NYC memories and reflection of queer resistance

June 28, 2020

Mildred German

Unceded Territories – Today marks World Pride Day, a day to celebrate and commemorate the ongoing queer resistance and the struggle for LGBTQ rights and liberation.

In 2019, the largest International Pride celebration in history was celebrated in New York City.  With over 150,000 marchers and five million spectators in attendance in Manhattan alone, Stonewall 50 – World Pride NYC 2019 was fabulous and phenomenal. It too commemorated the 50th Anniversary of the Stonewall Uprising of June 28, 1969.

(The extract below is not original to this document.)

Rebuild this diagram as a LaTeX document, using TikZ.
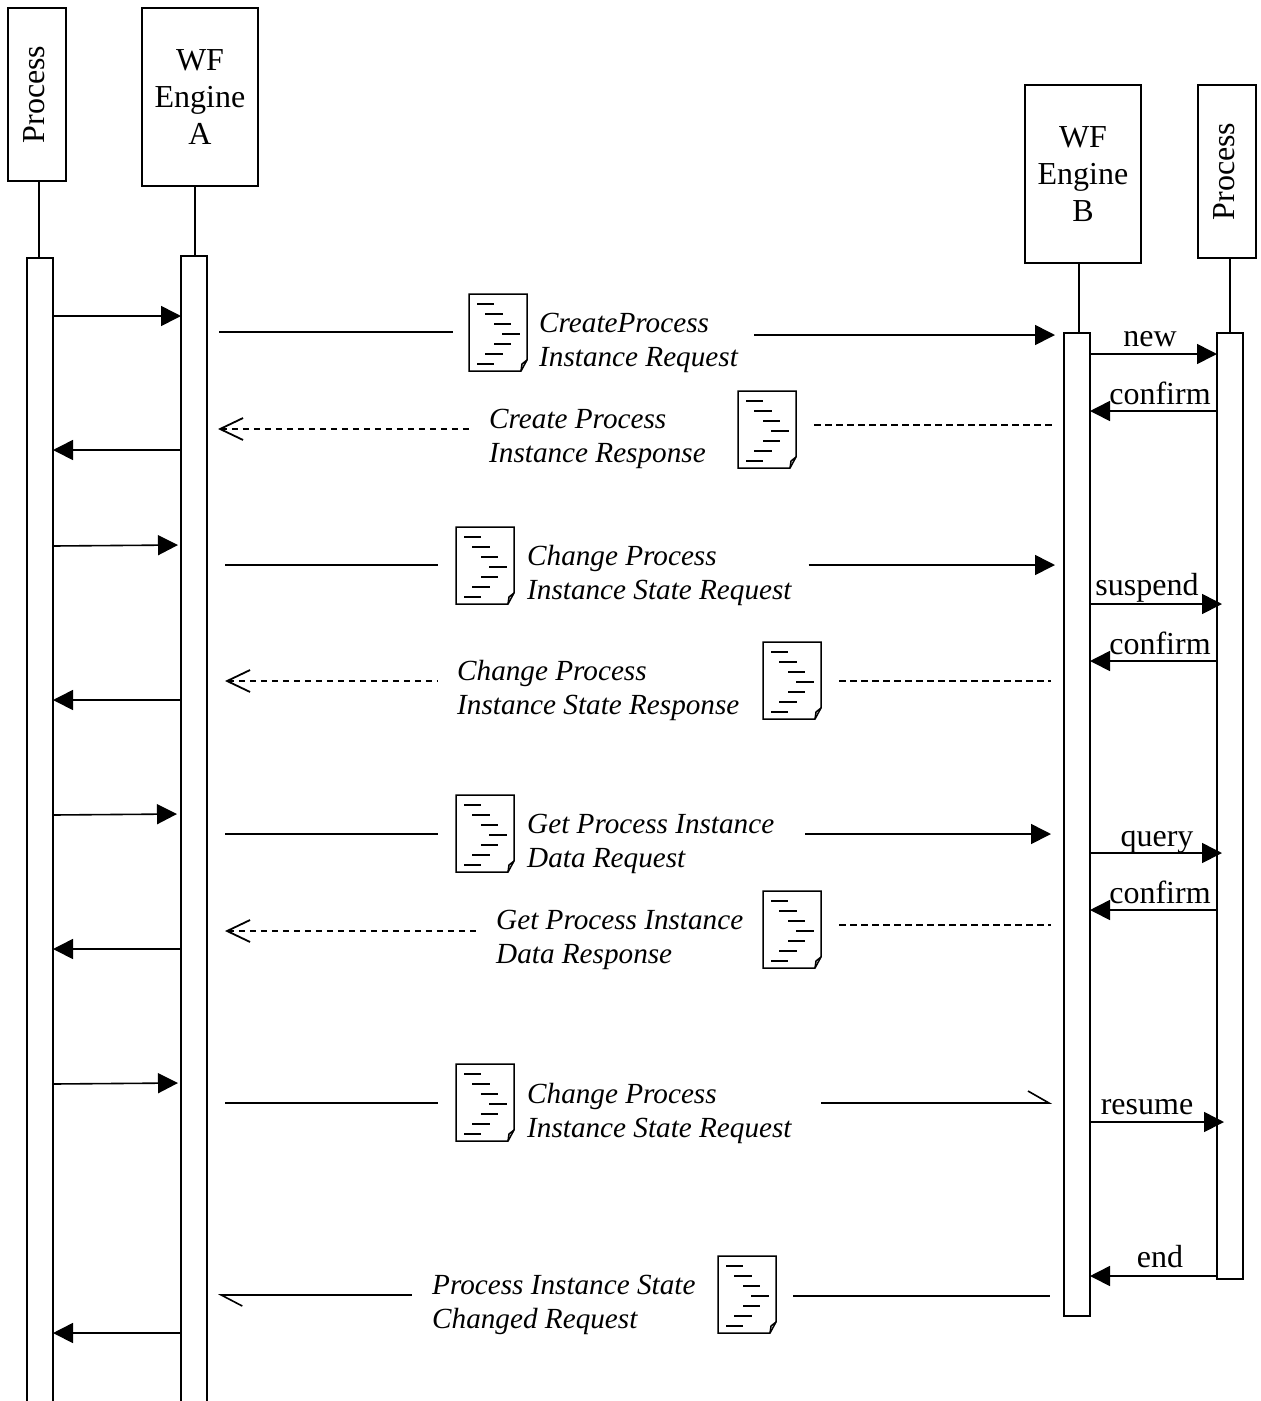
\documentclass[tikz,border=0pt]{standalone}
\usepackage{fontspec}
\setmainfont{Liberation Serif}
\usetikzlibrary{arrows.meta,positioning}
\tikzset{
  lane/.style={draw,line width=1.6pt,fill=white,inner sep=0pt,outer sep=0pt,minimum width=26pt},
  headbox/.style={draw,line width=1.6pt,fill=white,inner sep=0pt,outer sep=0pt,align=center,font=\fontsize{32}{37}\selectfont},
  line/.style={line width=1.6pt},
  arrow/.style={line,-{Triangle[length=20pt,width=20pt]}},
  reply/.style={line,dash pattern=on 6.5pt off 4.5pt},
  openarrow/.style={reply,{Straight Barb[length=23pt,width=22pt,line width=1.8pt,sep=0pt]}-},
  halfarrow/.style={line,-{Straight Barb[left,length=21pt,width=24pt,line width=1.6pt]}},
  halfback/.style={line,{Straight Barb[left,length=21pt,width=22pt,line width=1.6pt]}-},
  msg/.style={font=\fontsize{32}{34}\selectfont,inner sep=0pt},
  doctext/.style={font=\fontsize{29.2}{34}\selectfont\itshape,align=left,anchor=west,inner sep=0pt},
  docu/.style={minimum width=58pt,minimum height=77pt,inner sep=0pt,outer sep=0pt,anchor=north west}
}
\newcommand{\docsheet}[1]{%
  \begin{scope}[shift={(#1.north west)},line width=1.5pt]
    \draw (0,0)--(58,0)--(58,66)--(52,77)--(0,77)--cycle;
    \draw (52,77)--(53,70)--(58,66);
    \draw (8,10)--(25,10); \draw (16,20)--(34,20); \draw (25,30)--(42,30); \draw (33,40)--(51,40);
    \draw (25,50)--(42,50); \draw (16,60)--(34,60); \draw (8,70)--(25,70);
  \end{scope}}
\begin{document}
\begin{tikzpicture}[x=1pt,y=-1pt]
  \useasboundingbox (0,0) rectangle (1261,1401);
  % heads
  \node[headbox,anchor=north west,minimum width=58pt,minimum height=173pt] (procA) at (8,8) {\rotatebox{90}{Process\strut}};
  \node[headbox,anchor=north west,minimum width=116pt,minimum height=178pt] (engA) at (142,8) {WF\\Engine\\A};
  \node[headbox,anchor=north west,minimum width=116pt,minimum height=178pt] (engB) at (1025,85) {WF\\Engine\\B};
  \node[headbox,anchor=north west,minimum width=58pt,minimum height=173pt] (procB) at (1198,85) {\rotatebox{90}{Process\strut}};
  % bars
  \node[lane,anchor=north west,minimum height=1160pt] (barPa) at (27,258) {};
  \node[lane,anchor=north west,minimum height=1160pt] (barA) at (181,256) {};
  \node[lane,anchor=north west,minimum height=983pt] (barB) at (1064,333) {};
  \node[lane,anchor=north west,minimum height=946pt] (barPb) at (1217,333) {};
  \draw[line] (procA.south -| 39,0)--(barPa.north -| 39,0);
  \draw[line] (engA.south -| 195,0)--(barA.north -| 195,0);
  \draw[line] (engB.south -| 1079,0)--(barB.north -| 1079,0);
  \draw[line] (procB.south -| 1230,0)--(barPb.north -| 1230,0);
  % documents
  \node[docu] (doc1) at (469,294) {}; \docsheet{doc1}
  \node[docu] (doc2) at (738,391) {}; \docsheet{doc2}
  \node[docu] (doc3) at (456,527) {}; \docsheet{doc3}
  \node[docu] (doc4) at (763,642) {}; \docsheet{doc4}
  \node[docu] (doc5) at (456,795) {}; \docsheet{doc5}
  \node[docu] (doc6) at (763,891) {}; \docsheet{doc6}
  \node[docu] (doc7) at (456,1064) {}; \docsheet{doc7}
  \node[docu] (doc8) at (718,1256) {}; \docsheet{doc8}
  % document labels
  \node[doctext] (txt1) at (539,343) {CreateProcess\\Instance Request};
  \node[doctext] (txt2) at (489,439) {Create Process\\Instance Response};
  \node[doctext] (txt3) at (527,575) {Change Process\\Instance State Request};
  \node[doctext] (txt4) at (457,690) {Change Process\\Instance State Response};
  \node[doctext] (txt5) at (527,844) {Get Process Instance\\Data Request};
  \node[doctext] (txt6) at (496,940) {Get Process Instance\\Data Response};
  \node[doctext] (txt7) at (527,1113) {Change Process\\Instance State Request};
  \node[doctext] (txt8) at (432,1305) {Process Instance State\\Changed Request};
  % left side
  \draw[arrow] (barPa.east |- 0,316)--(barA.west |- 0,316);
  \draw[arrow] (barA.west |- 0,450)--(barPa.east |- 0,450);
  \draw[arrow] (barPa.east |- 0,546)--(178,545);
  \draw[arrow] (barA.west |- 0,700)--(barPa.east |- 0,700);
  \draw[arrow] (barPa.east |- 0,815)--(177,814);
  \draw[arrow] (barA.west |- 0,949)--(barPa.east |- 0,949);
  \draw[arrow] (barPa.east |- 0,1084)--(178,1083);
  \draw[arrow] (barA.west |- 0,1333)--(barPa.east |- 0,1333);
  % messages between engines
  \draw[line,shorten <=12pt,shorten >=16pt] (barA.east |- 0,332)--(doc1.west |- 0,332);
  \draw[arrow,shorten <=16pt,shorten >=9pt] (txt1.east |- 0,335)--(barB.west |- 0,335);
  \draw[openarrow,shorten <=11pt] (barA.east |- 0,429)--(470,429);
  \draw[reply,shorten >=12pt] (814,425)--(barB.west |- 0,425);
  \draw[line,shorten <=18pt,shorten >=18pt] (barA.east |- 0,565)--(doc3.west |- 0,565);
  \draw[arrow,shorten <=17pt,shorten >=9pt] (txt3.east |- 0,565)--(barB.west |- 0,565);
  \draw[openarrow,shorten <=18pt] (barA.east |- 0,681)--(438,681);
  \draw[reply,shorten >=13pt] (839,681)--(barB.west |- 0,681);
  \draw[line,shorten <=18pt,shorten >=18pt] (barA.east |- 0,834)--(doc5.west |- 0,834);
  \draw[arrow,shorten >=13pt] (805,834)--(barB.west |- 0,834);
  \draw[openarrow,shorten <=18pt] (barA.east |- 0,931)--(477,931);
  \draw[reply,shorten >=13pt] (839,925)--(barB.west |- 0,925);
  \draw[line,shorten <=18pt,shorten >=18pt] (barA.east |- 0,1103)--(doc7.west |- 0,1103);
  \draw[halfarrow,shorten >=12pt] (821,1103)--(barB.west |- 0,1103);
  \draw[halfback,shorten <=11pt] (barA.east |- 0,1295)--(412,1295);
  \draw[line,shorten >=14pt] (793,1296)--(barB.west |- 0,1296);
  % right side
  \draw[arrow] (barB.east |- 0,354)--(barPb.west |- 0,354);
  \draw[arrow] (barPb.west |- 0,411)--(barB.east |- 0,411);
  \draw[arrow] (barB.east |- 0,604)--(1222,604);
  \draw[arrow] (barPb.west |- 0,661)--(barB.east |- 0,661);
  \draw[arrow] (barB.east |- 0,853)--(1222,853);
  \draw[arrow] (barPb.west |- 0,910)--(barB.east |- 0,910);
  \draw[arrow] (barB.east |- 0,1122)--(1224,1122);
  \draw[arrow] (barPb.west |- 0,1276)--(barB.east |- 0,1276);
  \node[msg] (new) at (1150,339) {new};
  \node[msg] (conf1) at (1160,393) {confirm};
  \node[msg] (susp) at (1147,588) {suspend};
  \node[msg] (conf2) at (1160,643) {confirm};
  \node[msg] (query) at (1157,842) {query};
  \node[msg] (conf3) at (1160,892) {confirm};
  \node[msg] (resume) at (1147,1107) {resume};
  \node[msg] (end) at (1160,1257) {end};
\end{tikzpicture}
\end{document}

The 1969 Stonewall Uprising (aka Stonewall Riot, aka Stonewall Rebellion) were a series of demonstrations by the members of the LGBTQ community in response to the violent police raids at the Stonewall Inn in the Greenwich Village neighbourhood of Manhattan, NYC, USA. At the time, discrimination and violence against the LGBTQ community was very rampant and police were not there to protect. The Stonewall Uprising also brought the issues of police brutality and repression of the state against the LGBTQ community and the lack of rights for the LGBTQ people.

I had the opportunity to travel and visit NYC in the Summer of 2019. It was a very colourful and inspiring summer indeed. I visited the Stonewall Inn for obvious reasons.

With that experience, I want to thank and acknowledge African-American gay liberation activist, Marsha P. Johnson (1945-1992) for making the Stonewall Inn more accessible to trans, Black, people of colour, queer, and lesbians. A self-proclaimed drag queen, Johnson was one of the first trans and drag queens to go to the Stonewall Inn after it was previously limited as a bar for gay men.

As I came inside the bar, I noticed the sign on the wall by the door ‘Police Raided Premises’.  It was a very striking sign that portrayed the ongoing realities of the LGBTQ community. As I ordered a pint of beer, I was able to sit inside and observe the vicinity.

In addition to the rainbow flags and decorations for the 50th Anniversary celebration, photographs and memorabilia from the 1969 Stonewall Riots fill the walls of the bar.

Pictures of the individuals who were the vanguards who pushed back against the police during the early morning raids at the Stonewall Inn in 1969 were on the wall, including Johnson’s photos. A founding member of the Gay Liberation Front and co-founder of the radical activist group, Street Transvestite Action Revolutionaries (STAR), Johnson was also was an artist, performer, and a model who worked for Andy Warhol. Johnson has been recognized as one of the three individuals who sparked the Stonewall Uprising.

Across the Stonewall Inn is a Heritage Park dedicated to the Stonewall Uprising 50th Anniversary. There were a lot of people in NYC in the Summer of 2019 although the Pride Weekend march was over. The Pride celebrations lasted for many weeks, and NYC establishments, transit rides, hotels, and public spaces filled with rainbows, tourists, and patrons.

Now in 2020, many Pride Day and Month celebrations are cancelled. Many resorted to new platforms such as online and live streams. Major international Pride events such as Vancouver Pride Parade and Toronto Pride Parade have been cancelled. Other cities are following the same suit due to COVID-19.

2020 not only brought the ravaging wildfires in many parts of the world, the coronavirus, and the COVID-19 pandemic, but also the increasing racism and police brutality. Black, Indigenous, and People of Color peoples (BIPOC) have faced threats, violations of rights, and state-sponsored extrajudicial killings.

There are also growing reports of violations against and  killings of many LGBTQ2SIA+ here in Turtle Island and around the globe. The numbers are appalling- violence against the transgender and gender non-conforming community increased in 2020 amidst the COVID-19 pandemic and lockdowns as reported by the Human Rights Campaign organization.

As I reflect on these events, I begin to think and question what is truly the essence of the 2019 50th Pride Anniversary celebrations that the world had just celebrated?

Why did  police brutality, racial discrimination and violence against LGBTQ2SIA+ communities in Turtle Island and around the world increased?

Pride parties are fun undoubtedly. And there are endless capitalist venturism and businesses to make and flourish during Pride events. Everyone is invited, as numerous ads also paint cities bright and colourful.

However, for me, as a queer Filipina in Turtle Island and the diaspora, the struggle against racial, class, gender-inequality, patriarchy, white supremacy, and all forms of oppression are what the 50th Anniversary of the Stonewall Uprising was all about. 

1969 then as now, make it gayer! Stonewall Is Still A Riot! Happy Pride!